1. Field of the Invention
The present invention relates to the R1 resistance gene from potato. It further relates to methods and materials employing the gene, and processes for identifying or producing other related genes. It also relates generally to methods for identifying plant protective agents which are capable of inducing the R1 gene or the activity of its encoded protein. Furthermore, the present invention relates to transgenic plants which became resistant to Late Blight because of the expression of an R1 transgene.
2. Description of Related Art
Several documents are cited throughout the text of this specification by name. Full bibliographic citations may be found at the end of the specification immediately preceding the sequence listing or claims. Each of the documents cited herein (including any manufacturer's specifications, instructions, etc.) are hereby incorporated herein by reference; however, there is no admission that any document cited is indeed prior art as to the present invention.
Late blight is worldwide the most destructive disease for potato cultivation causing billion-dollar losses every year (Kamoun et al. 1999). The causal pathogen is Phytophthora infestans, an oomycetous fungus infecting also tomatoes (Judelson 1997). Complete destruction of the potato crop by late blight caused the “Irish potato famine” in the middle of the 19th century (Salaman 1985) and initiated the search for resistant plants. Single genes for resistance to late blight (R genes) were discovered nearly 100 years ago in S. demissum, a wild potato species indigenous to Mexico.
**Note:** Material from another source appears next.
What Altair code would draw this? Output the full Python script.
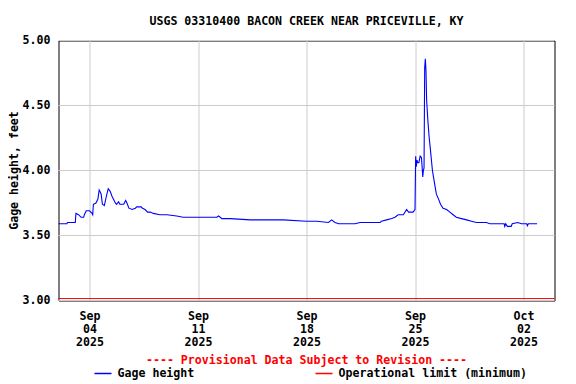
import altair as alt
import pandas as pd

title_text = "USGS 03310400 BACON CREEK NEAR PRICEVILLE, KY"
y_title = "Gage height, feet"
provisional_text = "---- Provisional Data Subject to Revision ----"
legend_series = "Gage height"
legend_limit = "Operational limit (minimum)"

times = [
    "2025-09-02 00:00", "2025-09-02 13:00", "2025-09-02 14:00", "2025-09-03 02:00",
    "2025-09-03 03:00", "2025-09-03 07:00", "2025-09-03 11:00", "2025-09-03 15:00",
    "2025-09-03 16:00", "2025-09-03 19:00", "2025-09-04 00:00", "2025-09-04 04:00",
    "2025-09-04 05:00", "2025-09-04 06:00", "2025-09-04 10:00", "2025-09-04 13:00",
    "2025-09-04 15:00", "2025-09-04 18:00", "2025-09-04 20:00", "2025-09-04 23:00",
    "2025-09-05 02:00", "2025-09-05 05:00", "2025-09-05 08:00", "2025-09-05 11:00",
    "2025-09-05 13:00", "2025-09-05 16:00", "2025-09-05 18:00", "2025-09-05 21:00",
    "2025-09-05 23:00", "2025-09-06 05:00", "2025-09-06 08:00", "2025-09-06 10:00",
    "2025-09-06 13:00", "2025-09-06 18:00", "2025-09-06 23:00", "2025-09-07 01:00",
    "2025-09-07 08:00", "2025-09-07 10:00", "2025-09-07 14:00", "2025-09-07 18:00",
    "2025-09-07 22:00", "2025-09-08 03:00", "2025-09-08 13:00", "2025-09-09 00:00",
    "2025-09-09 15:00", "2025-09-10 01:00", "2025-09-10 22:00", "2025-09-11 14:00",
    "2025-09-12 05:00", "2025-09-12 08:00", "2025-09-12 13:00", "2025-09-13 02:00",
    "2025-09-14 09:00", "2025-09-15 00:00", "2025-09-15 21:00", "2025-09-16 12:00",
    "2025-09-18 00:00", "2025-09-18 16:00", "2025-09-19 10:00", "2025-09-19 15:00",
    "2025-09-19 20:00", "2025-09-20 02:00", "2025-09-20 14:00", "2025-09-21 03:00",
    "2025-09-21 11:00", "2025-09-22 18:00", "2025-09-22 20:00", "2025-09-23 04:00",
    "2025-09-23 12:00", "2025-09-23 17:00", "2025-09-23 22:00", "2025-09-24 06:00",
    "2025-09-24 11:00", "2025-09-24 14:00", "2025-09-24 21:00", "2025-09-25 00:00",
    "2025-09-25 01:00", "2025-09-25 02:00", "2025-09-25 03:00", "2025-09-25 04:30",
    "2025-09-25 06:00", "2025-09-25 08:00", "2025-09-25 10:00", "2025-09-25 11:00",
    "2025-09-25 12:00", "2025-09-25 13:00", "2025-09-25 14:00", "2025-09-25 15:00",
    "2025-09-25 16:00", "2025-09-25 17:00", "2025-09-25 18:00", "2025-09-25 20:00",
    "2025-09-25 22:00", "2025-09-25 23:30", "2025-09-26 02:00", "2025-09-26 03:00",
    "2025-09-26 05:00", "2025-09-26 07:00", "2025-09-26 09:00", "2025-09-26 12:30",
    "2025-09-26 15:30", "2025-09-26 19:30", "2025-09-27 01:00", "2025-09-27 06:00",
    "2025-09-27 11:00", "2025-09-27 16:00", "2025-09-28 00:00", "2025-09-28 08:00",
    "2025-09-28 15:30", "2025-09-28 23:00", "2025-09-29 14:30", "2025-09-29 20:00",
    "2025-09-30 18:00", "2025-09-30 19:00", "2025-09-30 20:30", "2025-09-30 23:00",
    "2025-10-01 05:00", "2025-10-01 06:30", "2025-10-01 15:00", "2025-10-01 21:00",
    "2025-10-02 05:00", "2025-10-02 06:00", "2025-10-02 07:30", "2025-10-02 21:00",
]

gage_height = [
    3.59, 3.59, 3.60, 3.60,
    3.67, 3.66, 3.64, 3.64,
    3.66, 3.69, 3.69, 3.67,
    3.66, 3.74, 3.75, 3.78,
    3.85, 3.82, 3.74, 3.73,
    3.80, 3.86, 3.84, 3.80,
    3.78, 3.75, 3.74, 3.76,
    3.74, 3.74, 3.77, 3.75,
    3.71, 3.70, 3.71, 3.72,
    3.72, 3.71, 3.70, 3.68,
    3.68, 3.67, 3.66, 3.66,
    3.65, 3.64, 3.64, 3.64,
    3.64, 3.65, 3.63, 3.63,
    3.62, 3.62, 3.62, 3.62,
    3.61, 3.61, 3.60, 3.62,
    3.60, 3.59, 3.59, 3.59,
    3.60, 3.60, 3.61, 3.62,
    3.63, 3.64, 3.66, 3.66,
    3.70, 3.68, 3.68, 3.70,
    4.11, 4.03, 4.08, 4.06,
    4.06, 4.11, 4.10, 4.03,
    3.95, 4.00, 4.02, 4.79,
    4.86, 4.77, 4.54, 4.38,
    4.25, 4.18, 4.05, 4.00,
    3.94, 3.88, 3.82, 3.78,
    3.74, 3.71, 3.70, 3.68,
    3.66, 3.64, 3.63, 3.62,
    3.61, 3.60, 3.60, 3.59,
    3.59, 3.57, 3.59, 3.57,
    3.57, 3.59, 3.60, 3.59,
    3.59, 3.575, 3.59, 3.59,
]

operational_limit = [3.015]
y_ticks = [3.0, 3.5, 4.0, 4.5, 5.0]

FONT = "DejaVu Sans Mono"
FS = 11.6
H = 260

df = pd.DataFrame({"time": pd.to_datetime(times), "height": gage_height})
lim_df = pd.DataFrame({"limit": operational_limit})
one = pd.DataFrame({"k": [0]})

x_enc = alt.X(
    "time:T",
    scale=alt.Scale(domain=[alt.DateTime(year=2025, month=9, date=2),
                            alt.DateTime(year=2025, month=10, date=4)]),
    axis=alt.Axis(
        title=None,
        values=[alt.DateTime(year=2025, month=9, date=d) for d in (4, 11, 18, 25)]
        + [alt.DateTime(year=2025, month=10, date=2)],
        labelExpr="[timeFormat(datum.value, '%b'), timeFormat(datum.value, '%d'), timeFormat(datum.value, '%Y')]",
        labelLineHeight=13,
        labelPadding=10,
        labelBaseline="top",
        ticks=False,
        domain=False,
        grid=True,
        gridColor="#cccccc",
        labelFont=FONT, labelFontSize=FS, labelFontWeight="bold", labelColor="black",
    ),
)

y_enc = alt.Y(
    "height:Q",
    scale=alt.Scale(domain=[3.0, 5.0], nice=False, zero=False),
    axis=alt.Axis(
        title=y_title,
        values=y_ticks,
        format=".2f",
        ticks=False,
        domain=False,
        grid=True,
        gridColor="#cccccc",
        translate=0,
        labelPadding=8,
        labelFont=FONT, labelFontSize=FS, labelFontWeight="bold", labelColor="black",
        titleFont=FONT, titleFontSize=FS, titleFontWeight="bold", titleColor="black",
        titleX=-44, titleY=H / 2, titleAngle=-90, titleAlign="center", titleBaseline="middle",
    ),
)

line = alt.Chart(df).mark_line(color="#0000ff", strokeWidth=1.1).encode(x=x_enc, y=y_enc)

limit = alt.Chart(lim_df).mark_rule(color="#ff0000", strokeWidth=1).encode(
    y=alt.Y("limit:Q", scale=alt.Scale(domain=[3.0, 5.0], nice=False, zero=False))
)

text_style = dict(font=FONT, fontSize=FS, fontWeight="bold", baseline="middle")

prov = alt.Chart(one).mark_text(text=provisional_text, color="#ff0000", align="center", **text_style).encode(
    x=alt.value(248), y=alt.value(320)
)
leg_line1 = alt.Chart(one).mark_rule(color="#0000ff", strokeWidth=1.5).encode(
    x=alt.value(36), x2=alt.value(53), y=alt.value(333)
)
leg_text1 = alt.Chart(one).mark_text(text=legend_series, color="black", align="left", **text_style).encode(
    x=alt.value(59), y=alt.value(333.5)
)
leg_line2 = alt.Chart(one).mark_rule(color="#ff0000", strokeWidth=1.5).encode(
    x=alt.value(257), x2=alt.value(274), y=alt.value(333)
)
leg_text2 = alt.Chart(one).mark_text(text=legend_limit, color="black", align="left", **text_style).encode(
    x=alt.value(280), y=alt.value(333.5)
)

chart = alt.layer(limit, line, prov, leg_line1, leg_text1, leg_line2, leg_text2).properties(
    width=496,
    height=H,
    title=alt.TitleParams(title_text, font=FONT, fontSize=FS, fontWeight="bold", color="black",
                          anchor="middle", offset=7),
    autosize=alt.AutoSizeParams(type="none"),
    padding={"left": 50.5, "top": 32.5, "right": 13.5, "bottom": 83.5},
).configure(background="white").configure_view(stroke="black", strokeWidth=1)

chart.save("out.html", embed_options={"renderer": "svg", "actions": False})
Introgression into potato cultivars of R genes conferring race specific resistance provided, however, only transient resistance to late blight, as new races rapidly overcame the R gene mediated resistance (Wastie 1991, Fry and Goodwin 1997). Quantitative or field resistance to late blight has also been identified in wild potato species (Ross 1986). This resistance is more durable than the one mediated by R genes, but difficult to move into cultivated varieties by crossing and phenotypic selection. Late blight is still mostly controlled by the frequent application of fungicides which loose efficiency by selection of fungicide resistant isolates.
Several R genes have been mapped to potato chromosomes using DNA markers (Leonards-Schippers et al. 1992, El-Kharbotly et al. 1994, 1996, Li et al. 1998, Ewing et al. 2000, Naess et al. 2000). R1 is located on chromosome V (Leonards-Schippers et. al., 1992) in a region where single genes for resistance to Potato virus X have also been mapped (Ritter et al. 1991, De Jong 1997). The same region contains major quantitative trait loci (QTL) for resistance to the parasitic root cyst nematode Globodera pallida (Kreike et al. 1994, Rouppe van der Voort et al. 1997, 2000) and late blight (Leonards-Schippers et. al. 1994, Oberhagemann et al. 1999, Collins 1999). The presence of a hot spot of resistance genes suggests their evolution from common ancestors by local gene duplication followed by functional diversification (Leonards-Schippers et al. 1994, Leister et al. 1996, Oberhagemann et al. 1999, Gebhardt and Valkonen 2001). If this is the case, the molecular cloning of the R1 gene should open the possibility to study at the molecular cloning factors mapping to the region and participating to the control of qualitative and quantitative resistance to various pathogens.
Thus, the technical problem underlying the present invention was to comply with the need for plant pathogen resistance genes and their regulatory sequences.
The solution to the technical problem is achieved by providing the embodiments characterized if the claims and described further below.